Does he ever feel pressure from that?

“Not really,” he said. “There more joy in it.”

Both Garey and Jerry know that the art of furniture restoration may be on its way out. One of the main problems, Garey said, is that a majority of younger people don’t cherish old things the way previous generations have.

The younger generations make up “a throwaway society,” he said.

“It’s easier to go down to Walmart or Kmart, get a particle board piece, use it for a few years, throw it away when it breaks down and get another one,” Garey said.

He pointed to two old tables next to the open garage door, part of Jerry’s to-do list.

“Those will last for another 75 years because they’re at least that old,” Garey said.

Garey said he still has the same passion for restoring and collecting.
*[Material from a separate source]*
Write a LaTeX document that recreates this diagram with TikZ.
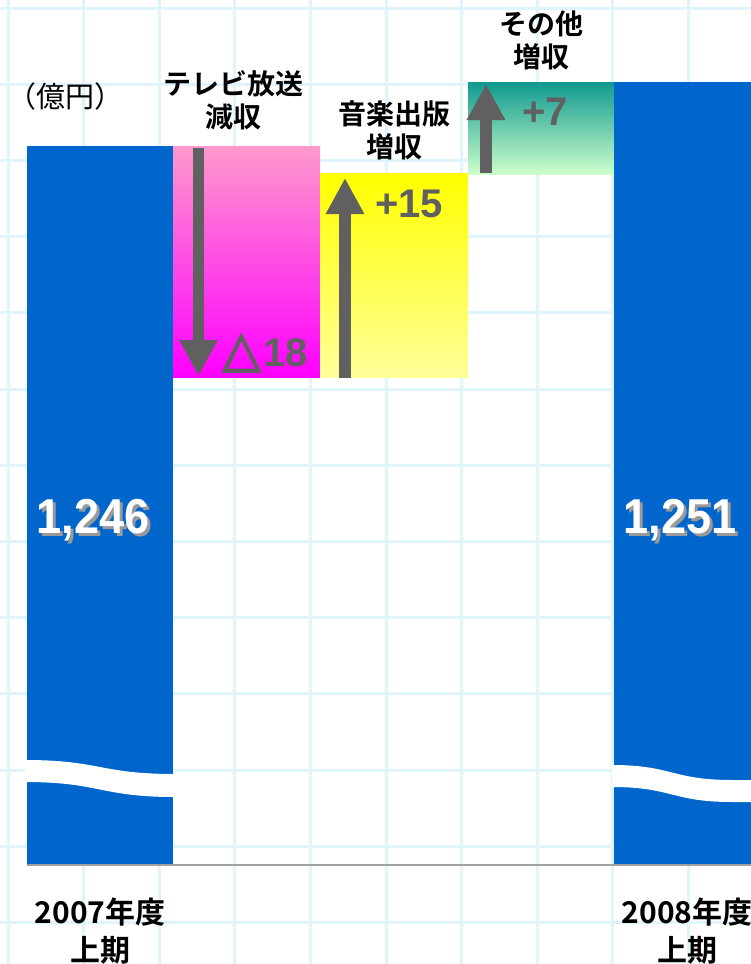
\documentclass[tikz,border=0pt]{standalone}
\usepackage{fontspec}
\setmainfont{Liberation Sans}
\newfontfamily\jp[BoldFont={Noto Sans CJK JP Bold}]{Noto Sans CJK JP}
\newfontfamily\tri[FakeBold=3]{DejaVu Sans}
\usetikzlibrary{calc}
\usetikzlibrary{arrows.meta}
\definecolor{barblue}{HTML}{0066CC}
\definecolor{gridblue}{HTML}{E0F4FC}
\definecolor{arrowgray}{HTML}{606060}
\definecolor{axisgray}{HTML}{A0A0A0}
\definecolor{tvtop}{HTML}{FF99CC}
\definecolor{tvbot}{HTML}{FF00FF}
\definecolor{mustop}{HTML}{FFFF00}
\definecolor{musbot}{HTML}{FFFF99}
\definecolor{othtop}{HTML}{109990}
\definecolor{othbot}{HTML}{CCFFCC}

\begin{document}
\begin{tikzpicture}[x=1pt,y=-1pt,
  gridline/.style={gridblue,line width=3pt},
  bigarrow/.style={arrowgray,line width=11.5pt,-{Triangle[length=36pt,width=36pt]}},
  head/.style={font=\jp\bfseries\fontsize{28}{33}\selectfont,align=center,inner sep=0pt},
  period/.style={font=\jp\bfseries\fontsize{30}{38}\selectfont,align=center,inner sep=0pt},
  delta/.style={arrowgray,font=\bfseries\fontsize{40}{40}\selectfont,inner sep=0pt,anchor=base west},
  total/.style={white,font=\bfseries\fontsize{49}{49}\selectfont,xscale=0.92,inner sep=0pt,anchor=base},
  totalshadow/.style={total,gray!80}]
\useasboundingbox (0,0) rectangle (751,964);
\fill[white] (0,0) rectangle (751,964);

\foreach \k in {0,...,9} \draw[gridline] ({8+75.6*\k},0) -- ({8+75.6*\k},964);
\foreach \k in {0,...,12} \draw[gridline] (0,{8+76.2*\k}) -- (751,{8+76.2*\k});

\fill[barblue] (27,146) rectangle (173,865);
\shade[top color=tvtop, bottom color=tvbot] (173,146) rectangle (320,377);
\shade[top color=mustop, bottom color=musbot] (320,173) rectangle (468,377);
\shade[top color=othtop, bottom color=othbot] (468,82) rectangle (614,174);
\fill[barblue] (614,82) rectangle (751,865);

\fill[white] (25,760) .. controls (100,760) and (100,774) .. (175,774) -- (175,797) .. controls (100,797) and (100,782) .. (25,782) -- cycle;
\fill[white] (612,765) .. controls (672,765) and (672,780) .. (732,780) -- (753,780) -- (753,802) -- (732,802) .. controls (672,802) and (672,787) .. (612,787) -- cycle;

\draw[axisgray,line width=2pt] (27,865) -- (751,865);

\coordinate (tvfrom) at (198.5,148);
\coordinate (tvto) at (198.5,376);
\coordinate (musfrom) at (345,378);
\coordinate (musto) at (345,178);
\coordinate (othfrom) at (486,173);
\coordinate (othto) at (486,84);
\draw[bigarrow] (tvfrom) -- (tvto);
\draw[bigarrow] (musfrom) -- (musto);
\draw[bigarrow] (othfrom) -- (othto);

\node[font=\jp\fontsize{29}{29}\selectfont,inner sep=0pt] (unit) at (66,96) {（億円）};
\node[head] (tvlab) at (233,100) {テレビ放送\\減収};
\node[head] (muslab) at (394,130) {音楽出版\\増収};
\node[head] (othlab) at (541,40) {その他\\増収};

\node[delta] (d18) at (222,366) {{\tri\fontsize{50}{50}\selectfont △}\hspace{3pt}18};
\node[delta] (d15) at (375,217) {+15};
\node[delta] (d7) at (522,125) {+7};

\node[totalshadow] (v07s) at (96,536) {1,246};
\node[total] (v07) at (93,533) {1,246};
\node[totalshadow] (v08s) at (683,536) {1,251};
\node[total] (v08) at (680,533) {1,251};

\node[period] (p07) at (100,931) {2007年度\\上期};
\node[period] (p08) at (687,931) {2008年度\\上期};
\end{tikzpicture}
\end{document}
Some of that has been more difficult recently after Ann died in January.

“I still love fixing up stuff,” he said. “We’re bringing things back to life.”

Jerry thinks that the local layoffs played a factor in the slowing of business. Because people had to tighten their belts with everyday expenses and “what goes away first in hard times are the luxuries.”

Even so, he believes the artistic work he does will always have a place, especially in Gillette.

“I think there will always be a need for someone to be doing this,” he said. “We’re one of the last places left in this state.”

When Jerry thinks about the work he does, dedicating so much time to the past by giving it new life, he thinks about his grandkids.

I would love to bring my grandkids in here and have them (come) alongside and learn this stuff,” he said. “But you don’t see that much these days. They’re interested in other things.”

Every day, Herman’s Antiques and Furniture Restoration brings history back to life.

They give families a way to remember loved ones through the art of restoration and a reason to believe not all things have to die.

As long as people show a passion and interest in the art, the Hermans will keep the garage door open.